Bryan Lee-Lauduski

No. 15
- Position: Quarterback

Personal information
- Born: January 3, 1984 (age 41) San Diego, California, U.S.
- Height: 6 ft 4 in (1.93 m)
- Weight: 210 lb (95 kg)

Career information
- High school: Carlsbad (Carlsbad, California)
- College: UC Davis (2004–2005) Southern Oregon (2006–2008)
- NFL draft: 2009: undrafted

Career history
- Iowa Barnstormers (2009, 2011);

Career Arena League statistics
- Comp. / Att.: 107 / 169
- Passing yards: 1,273
- TD–INT: 24–12
- Passer rating: 92.15
- Rushing TDs: 1
- Stats at ArenaFan.com

= Bryan Lee-Lauduski =

American football player (born 1984)

Bryan Lee-Lauduski (born January 3, 1984) is an American former professional football quarterback who played one season with the Iowa Barnstormers of the Arena Football League (AFL). He played college football at the University of California, Davis and Southern Oregon University.

==Early life==
Lee-Lauduski was born on January 3, 1984, in San Diego, California.
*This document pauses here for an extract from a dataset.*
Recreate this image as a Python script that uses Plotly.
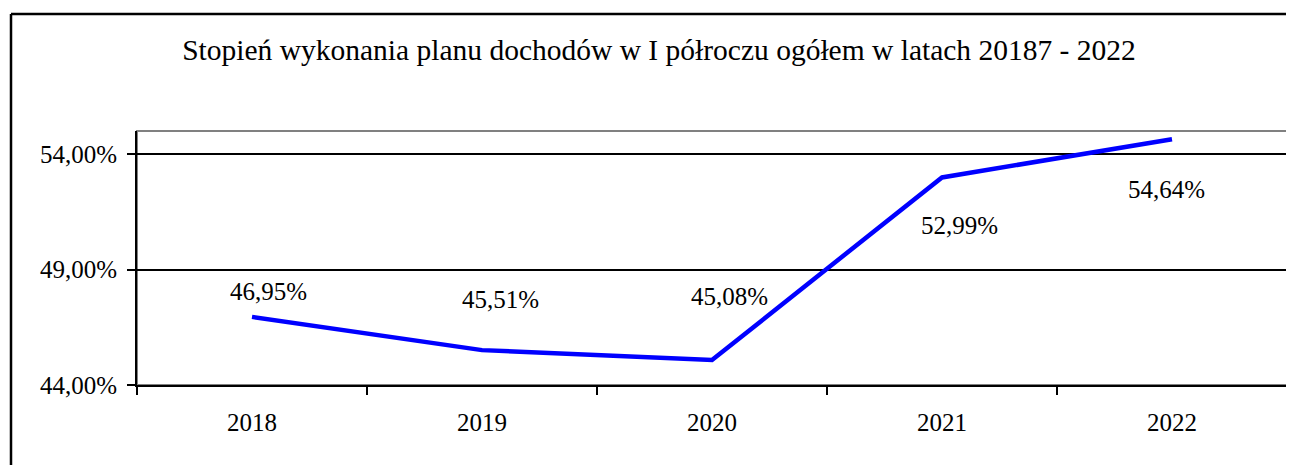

He played high school football at Carlsbad High School in Carlsbad, California. He was named All-Conference his senior year.

==College career==
Lee-Lauduski played for the UC Davis Aggies of the University of California, Davis from 2004 to 2005. He played for the Southern Oregon Raiders of Southern Oregon University from 2006 to 2008. He started all nine games for the Raiders in 2007, completed 187 of 336 passes for 2,083 yards and 17 touchdowns. In 2008, Lee-Lauduski was named to the pre-season NAIA All-Independent second team. He majored in criminal justice.

==Professional career==
Lee-Lauduski played for the Iowa Barnstormers of the af2 in 2009 and spent most of the year inactive following an early season injury. He signed with the Barnstormers for the 2011 Arena Football League season in October 2010 after a year away from the team.